_Entries supplied_
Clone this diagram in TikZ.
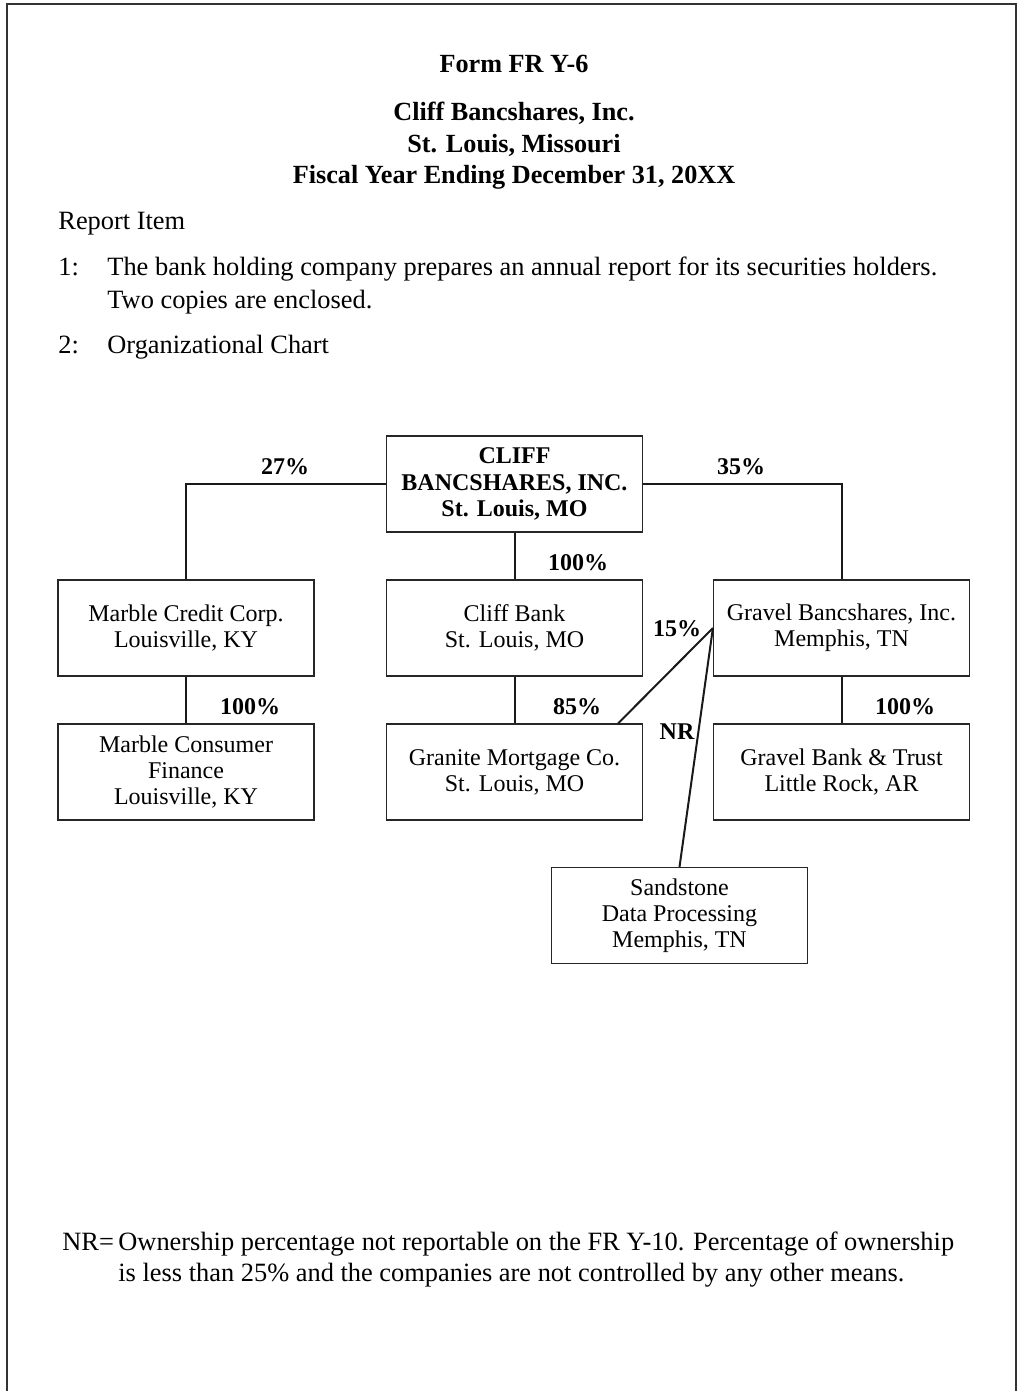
\documentclass[tikz,border=0pt]{standalone}
\usepackage{fontspec}
\setmainfont{Liberation Serif}
\usepackage{tikz}

\tikzset{
	firm/.style={draw=black!85, line width=0.6pt, minimum width=128pt, minimum height=48pt, inner sep=0pt, align=center, font=\fontsize{12}{13}\selectfont},
	pct/.style={inner sep=0pt, font=\fontsize{12}{13}\selectfont\bfseries},
	link/.style={line width=1pt, black!90},
	body/.style={inner sep=0pt, align=left, font=\fontsize{13.2}{16.5}\selectfont},
	head/.style={inner sep=0pt, align=center, font=\fontsize{13.1}{15.75}\selectfont\bfseries}
}

\begin{document}
\begin{tikzpicture}[x=0.5pt, y=-0.5pt]
		\useasboundingbox (0, 0) rectangle (1018, 1391);
		\draw[line width=1pt, black!80] (7, 1391) -- (7, 4) -- (1016, 4) -- (1016, 1391);
		%%
		\node[head, anchor=base] (form) at (514, 73) {Form FR Y-6};
		\node[head, anchor=base] (title) at (514, 184) {Cliff Bancshares, Inc.\\St. Louis, Missouri\\Fiscal Year Ending December 31, 20XX};
		%%
		\node[body, anchor=base west] (report) at (58, 230) {Report Item};
		\node[body, anchor=base west] (one) at (58, 275) {1:};
		\node[body, anchor=base west] (onetext) at (107, 308) {The bank holding company prepares an annual report for its securities holders.\\Two copies are enclosed.};
		\node[body, anchor=base west] (two) at (58, 353) {2:};
		\node[body, anchor=base west] (twotext) at (107, 353) {Organizational Chart};
		%%
		\node[firm, font=\fontsize{12}{13.2}\selectfont\bfseries] (cliff) at (514.5, 484) {CLIFF\\BANCSHARES, INC.\\St. Louis, MO};
		\node[firm] (marble) at (186, 628) {Marble Credit Corp.\\Louisville, KY};
		\node[firm] (bank) at (514.5, 628) {Cliff Bank\\St. Louis, MO};
		\node[firm] (gravel) at (841.5, 628) {Gravel Bancshares, Inc.\\Memphis, TN};
		\node[firm] (consumer) at (186, 772) {Marble Consumer\\Finance\\Louisville, KY};
		\node[firm] (granite) at (514.5, 772) {Granite Mortgage Co.\\St. Louis, MO};
		\node[firm] (trust) at (841.5, 772) {Gravel Bank \& Trust\\Little Rock, AR};
		\node[firm] (sandstone) at (679.5, 915.5) {Sandstone\\Data Processing\\Memphis, TN};
		%%
		\draw[link] (cliff.west) -| (marble.north);
		\draw[link] (cliff.east) -| (gravel.north);
		\draw[link] (cliff.south) -- (bank.north);
		\draw[link] (bank.south) -- (granite.north);
		\draw[link] (marble.south) -- (consumer.north);
		\draw[link] (gravel.south) -- (trust.north);
		\draw[link] (gravel.west) -- ([xshift=-12.5pt]granite.north east);
		\draw[link] (gravel.west) -- (sandstone.north);
		%%
		\node[pct] (p27) at (285, 467) {27\%};
		\node[pct] (p35) at (741, 467) {35\%};
		\node[pct] (pbank) at (578, 563) {100\%};
		\node[pct] (pconsumer) at (250, 707) {100\%};
		\node[pct] (p85) at (577, 707) {85\%};
		\node[pct] (ptrust) at (905, 707) {100\%};
		\node[pct] (p15) at (677, 629) {15\%};
		\node[pct] (pnr) at (677, 732) {NR};
		%%
		\node[body, anchor=base west] (nr) at (62, 1250) {NR=};
		\node[body, anchor=base west, font=\fontsize{13.2}{15.5}\selectfont] (note) at (118, 1281) {Ownership percentage not reportable on the FR Y-10. Percentage of ownership\\is less than 25\% and the companies are not controlled by any other means.};
	\end{tikzpicture}
\end{document}
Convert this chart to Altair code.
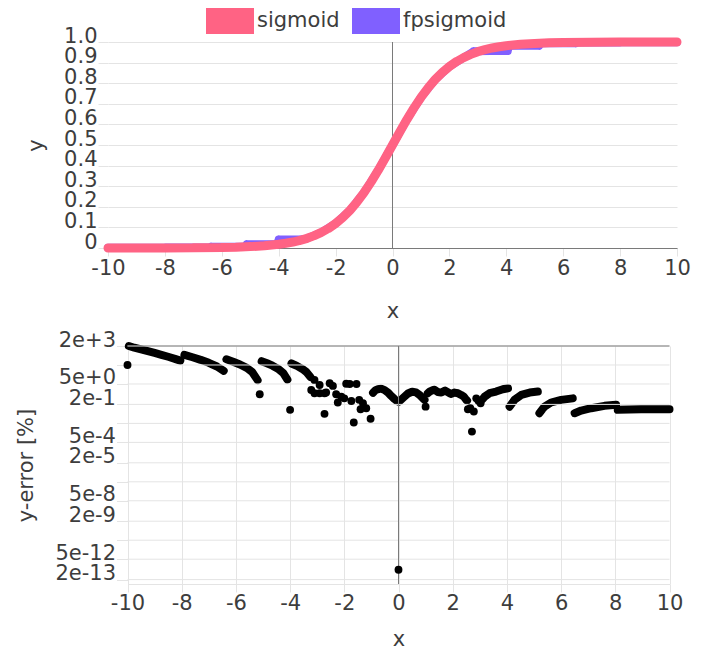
import altair as alt
import pandas as pd

# ---------------- top panel: sigmoid vs fpsigmoid ----------------
series = ["sigmoid", "fpsigmoid"]
colors = ["#ff6384", "#8060ff"]

sig_x = [-10, -9, -8, -7, -6, -5.5, -5, -4.5, -4, -3.75, -3.5, -3.25, -3, -2.75, -2.5, -2.25,
         -2, -1.75, -1.5, -1.25, -1, -0.75, -0.5, -0.25, 0, 0.25, 0.5, 0.75, 1, 1.25, 1.5,
         1.75, 2, 2.25, 2.5, 2.75, 3, 3.25, 3.5, 3.75, 4, 4.5, 5, 5.5, 6, 7, 8, 9, 10]
sig_y = [0.0000, 0.0001, 0.0003, 0.0009, 0.0025, 0.0041, 0.0067, 0.011, 0.018, 0.023, 0.029,
         0.037, 0.047, 0.060, 0.076, 0.095, 0.119, 0.148, 0.182, 0.223, 0.269, 0.321, 0.378,
         0.438, 0.500, 0.562, 0.622, 0.679, 0.731, 0.777, 0.818, 0.852, 0.881, 0.905, 0.924,
         0.940, 0.953, 0.963, 0.971, 0.977, 0.982, 0.989, 0.993, 0.996, 0.998, 0.999, 1.0,
         1.0, 1.0]

fp_x = [-10, -8.02, -7.98, -6.42, -6.38, -5.18, -5.12, -4.06, -4.0, -3.2, -3.0, -2.5, -2,
        -1.5, -1, -0.5, 0, 0.5, 1, 1.5, 2, 2.5, 2.85, 4.05, 4.1, 5.15, 5.2, 6.45, 6.5, 8.0,
        8.05, 10]
fp_y = [0.001, 0.001, 0.002, 0.002, 0.006, 0.006, 0.018, 0.018, 0.041, 0.041, 0.047, 0.076,
        0.119, 0.182, 0.269, 0.378, 0.5, 0.622, 0.731, 0.818, 0.881, 0.924, 0.955, 0.957,
        0.982, 0.982, 0.994, 0.994, 0.998, 0.998, 0.999, 0.999]

# ---------------- bottom panel: relative error [%] ----------------
arc_x = [-9.95, -9.75, -9.5, -9.25, -9.0, -8.75, -8.5, -8.25, -8.05,
         -7.9, -7.6, -7.3, -7.0, -6.7, -6.45,
         -6.35, -6.1, -5.85, -5.6, -5.4, -5.2,
         -5.05, -4.85, -4.65, -4.45, -4.25, -4.1,
         -3.95, -3.75, -3.55, -3.4, -3.25,
         -0.94, -0.85, -0.76, -0.64, -0.51, -0.38, -0.27, -0.15, -0.05, 0.0,
         0.05, 0.22, 0.35, 0.5, 0.65, 0.78, 0.9, 0.96,
         1.08, 1.15, 1.27, 1.33, 1.45, 1.58, 1.72, 1.88, 1.95, 2.07, 2.19, 2.31, 2.41, 2.5, 2.53,
         3.1, 3.18, 3.36, 3.6, 3.85, 4.04,
         4.1, 4.2, 4.28, 4.53, 4.84, 5.14,
         5.2, 5.3, 5.39, 5.63, 6.0, 6.43,
         6.5, 6.74, 7.11, 7.6, 8.03,
         8.09, 8.95, 10.0]
arc_err = [1992, 1530, 1169, 888, 670, 499, 367, 264, 198,
           494, 340, 226, 141, 79, 39.5,
           244, 168, 109, 63, 33, 9.2,
           183, 132, 90, 56, 28, 10,
           127, 87, 54, 33, 15,
           1.26, 1.9, 2.2, 2.4, 1.9, 1.26, 0.76, 0.47, 0.33, 0.31,
           0.35, 0.68, 1.12, 1.48, 1.32, 0.89, 0.52, 0.41,
           1.17, 1.51, 1.95, 2.0, 1.41, 1.29, 1.78, 1.17, 1.05, 1.29, 1.17, 0.89, 0.68, 0.41, 0.36,
           0.45, 0.68, 1.17, 1.51, 2.19, 2.57,
           0.14, 0.25, 0.41, 0.89, 1.29, 1.51,
           0.05, 0.089, 0.14, 0.27, 0.41, 0.52,
           0.05, 0.076, 0.11, 0.16, 0.19,
           0.085, 0.093, 0.093]
arc_seg = [1] * 9 + [2] * 6 + [3] * 6 + [4] * 6 + [5] * 5 + [6] * 10 + [7] * 8 + [8] * 15 \
    + [9] * 6 + [10] * 6 + [11] * 6 + [12] * 5 + [13] * 3

dot_x = [-10.0, -5.12, -4.0, -3.1, -2.91, -3.22, -3.1, -2.91, -2.73, -2.67, -2.54, -2.42,
         -2.73, -2.3, -2.24, -2.11, -2.0, -1.93, -1.8, -1.55, -1.74, -1.65, -1.45, -1.31,
         -1.4, -1.19, -1.03, 1.0, 2.56, 2.65, 2.78, 2.71, 2.87, 2.95, 3.03, 0.0]
dot_err = [100, 1.0, 0.085, 9.5, 4.3, 1.95, 1.17, 1.17, 1.17, 1.3, 5.6, 3.7,
           0.045, 1.0, 0.27, 0.68, 0.52, 5.2, 5.0, 5.0, 0.34, 0.0115, 0.41, 0.24,
           0.093, 0.11, 0.021, 0.14, 0.093, 0.11, 0.065, 0.00275, 0.52, 0.35, 0.24, 9.5e-13]

# ---------------- axes ----------------
x_ticks = [-10, -8, -6, -4, -2, 0, 2, 4, 6, 8, 10]
y_ticks = [0, 0.1, 0.2, 0.3, 0.4, 0.5, 0.6, 0.7, 0.8, 0.9, 1.0]
err_ticks = [2000, 100, 5, 0.2, 0.01, 5e-4, 2e-5, 1e-6, 5e-8, 2e-9, 1e-10, 5e-12, 2e-13]
err_range = [1e-13, 2000]
x_range = [-10, 10]

FONT = "DejaVu Sans"
TXT = "#3d3d3d"
GRID = "#e4e4e4"
ZERO = "#7a7a7a"
FS = 21
SHIFT = 19.5   # bottom plot starts this many px right of the top plot

sig_df = pd.DataFrame({"x": sig_x, "y": sig_y, "series": series[0]})
fp_df = pd.DataFrame({"x": fp_x, "y": fp_y, "series": series[1]})
arc_df = pd.DataFrame({"x": arc_x, "err": arc_err, "seg": arc_seg})
dot_df = pd.DataFrame({"x": dot_x, "err": dot_err})
grid_df = pd.DataFrame({"err": err_ticks})
one = pd.DataFrame({"k": [0]})

# ---------- top chart ----------
x_top = alt.X("x:Q", scale=alt.Scale(domain=x_range, nice=False),
              axis=alt.Axis(values=x_ticks, tickCount=len(x_ticks), title="x",
                            labelExpr="'' + datum.value",
                            domainColor=ZERO, tickSize=8, labelPadding=1, titlePadding=22))
y_top = alt.Y("y:Q", scale=alt.Scale(domain=[0, 1], nice=False),
              axis=alt.Axis(values=y_ticks, tickCount=len(y_ticks), title="y", domain=False,
                            labelExpr="datum.value == 0 ? '0' : format(datum.value, '.1f')",
                            labelBaseline="alphabetic", tickSize=10, labelPadding=1,
                            titlePadding=17, labelOverlap=False))
fill_top = alt.Fill(
    "series:N", scale=alt.Scale(domain=series, range=colors),
    legend=alt.Legend(title=None, orient="none", legendX=109, legendY=-34,
                      direction="horizontal",
                      symbolType="M-1.846,-1H1.846V1H-1.846Z", symbolSize=676,
                      symbolStrokeWidth=0, symbolOpacity=1, labelFontSize=FS,
                      labelColor=TXT, labelOffset=14, columnPadding=12, padding=0))

fp_layer = alt.Chart(fp_df).mark_trail().encode(
    x=x_top, y=y_top, size=alt.value(8), fill=fill_top)
sig_layer = alt.Chart(sig_df).mark_trail().encode(
    x="x:Q", y="y:Q", size=alt.value(9), fill="series:N")
zero_top = alt.Chart(one).mark_rule(color=ZERO, strokeWidth=1).encode(x=alt.datum(0))

top = alt.layer(zero_top, fp_layer, sig_layer).properties(width=569, height=206)

# ---------- bottom chart ----------
BW = 542
x_bot = alt.X("x:Q", scale=alt.Scale(domain=x_range, nice=False, range=[SHIFT, BW + SHIFT]),
              axis=alt.Axis(values=x_ticks, tickCount=len(x_ticks), title="x",
                            labelExpr="'' + datum.value",
                            domainColor=GRID, tickSize=8, labelPadding=0, titlePadding=15))
y_bot = alt.Y("err:Q", scale=alt.Scale(type="log", domain=err_range, nice=False),
              axis=alt.Axis(values=err_ticks, tickCount=len(err_ticks), title="y-error [%]",
                            domain=False, grid=False, offset=-SHIFT,
                            labelExpr="substring(format(datum.value, '.0e'), 0, 1) == '1' ? '' : format(datum.value, '.0e')",
                            labelBaseline="alphabetic", tickSize=11, labelPadding=1,
                            titlePadding=18, labelOverlap=False))

grid_bot = alt.Chart(grid_df).mark_rule(color=GRID, strokeWidth=1).encode(
    y=alt.Y("err:Q", title="y-error [%]"), x=alt.datum(x_range[0]), x2=alt.datum(x_range[1]))
zero_bot = alt.Chart(one).mark_rule(color=ZERO, strokeWidth=1).encode(x=alt.datum(0))
top_bot = alt.Chart(one).mark_rule(color=ZERO, strokeWidth=1).encode(
    y=alt.datum(err_range[1]), x=alt.datum(x_range[0]), x2=alt.datum(x_range[1]))
arcs = alt.Chart(arc_df).mark_line(color="black", strokeWidth=8, strokeCap="round",
                                   strokeJoin="round").encode(x=x_bot, y=y_bot, detail="seg:N")
dots = alt.Chart(dot_df).mark_circle(color="black", opacity=1, size=62).encode(
    x="x:Q", y=alt.Y("err:Q", title="y-error [%]"))

bottom = alt.layer(arcs, grid_bot, zero_bot, top_bot, dots).properties(width=BW + SHIFT, height=238)

chart = alt.concat(top, bottom, columns=1, spacing=8).properties(
    padding={"left": 7, "top": 0, "right": 5, "bottom": 5}
).configure(font=FONT).configure_axis(
    labelFont=FONT, titleFont=FONT, labelFontSize=FS, titleFontSize=FS,
    labelColor=TXT, titleColor=TXT, titleFontWeight="normal",
    gridColor=GRID, tickColor=GRID, labelOverlap=False, labelFlush=False
).configure_legend(labelFont=FONT).configure_view(strokeWidth=0)

chart.save("out.html", embed_options={"renderer": "svg", "actions": False})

_What the task asks_
Copy only the lines above from the one containing "Convert this chart to Altair code." through the one containing "0.982, 0.982, 0.994, 0.994, 0.998, 0.998, 0.999, 0.999]", both included. Leave out the pictures.

_Exercise result_
Convert this chart to Altair code.
import altair as alt
import pandas as pd

# ---------------- top panel: sigmoid vs fpsigmoid ----------------
series = ["sigmoid", "fpsigmoid"]
colors = ["#ff6384", "#8060ff"]

sig_x = [-10, -9, -8, -7, -6, -5.5, -5, -4.5, -4, -3.75, -3.5, -3.25, -3, -2.75, -2.5, -2.25,
         -2, -1.75, -1.5, -1.25, -1, -0.75, -0.5, -0.25, 0, 0.25, 0.5, 0.75, 1, 1.25, 1.5,
         1.75, 2, 2.25, 2.5, 2.75, 3, 3.25, 3.5, 3.75, 4, 4.5, 5, 5.5, 6, 7, 8, 9, 10]
sig_y = [0.0000, 0.0001, 0.0003, 0.0009, 0.0025, 0.0041, 0.0067, 0.011, 0.018, 0.023, 0.029,
         0.037, 0.047, 0.060, 0.076, 0.095, 0.119, 0.148, 0.182, 0.223, 0.269, 0.321, 0.378,
         0.438, 0.500, 0.562, 0.622, 0.679, 0.731, 0.777, 0.818, 0.852, 0.881, 0.905, 0.924,
         0.940, 0.953, 0.963, 0.971, 0.977, 0.982, 0.989, 0.993, 0.996, 0.998, 0.999, 1.0,
         1.0, 1.0]

fp_x = [-10, -8.02, -7.98, -6.42, -6.38, -5.18, -5.12, -4.06, -4.0, -3.2, -3.0, -2.5, -2,
        -1.5, -1, -0.5, 0, 0.5, 1, 1.5, 2, 2.5, 2.85, 4.05, 4.1, 5.15, 5.2, 6.45, 6.5, 8.0,
        8.05, 10]
fp_y = [0.001, 0.001, 0.002, 0.002, 0.006, 0.006, 0.018, 0.018, 0.041, 0.041, 0.047, 0.076,
        0.119, 0.182, 0.269, 0.378, 0.5, 0.622, 0.731, 0.818, 0.881, 0.924, 0.955, 0.957,
        0.982, 0.982, 0.994, 0.994, 0.998, 0.998, 0.999, 0.999]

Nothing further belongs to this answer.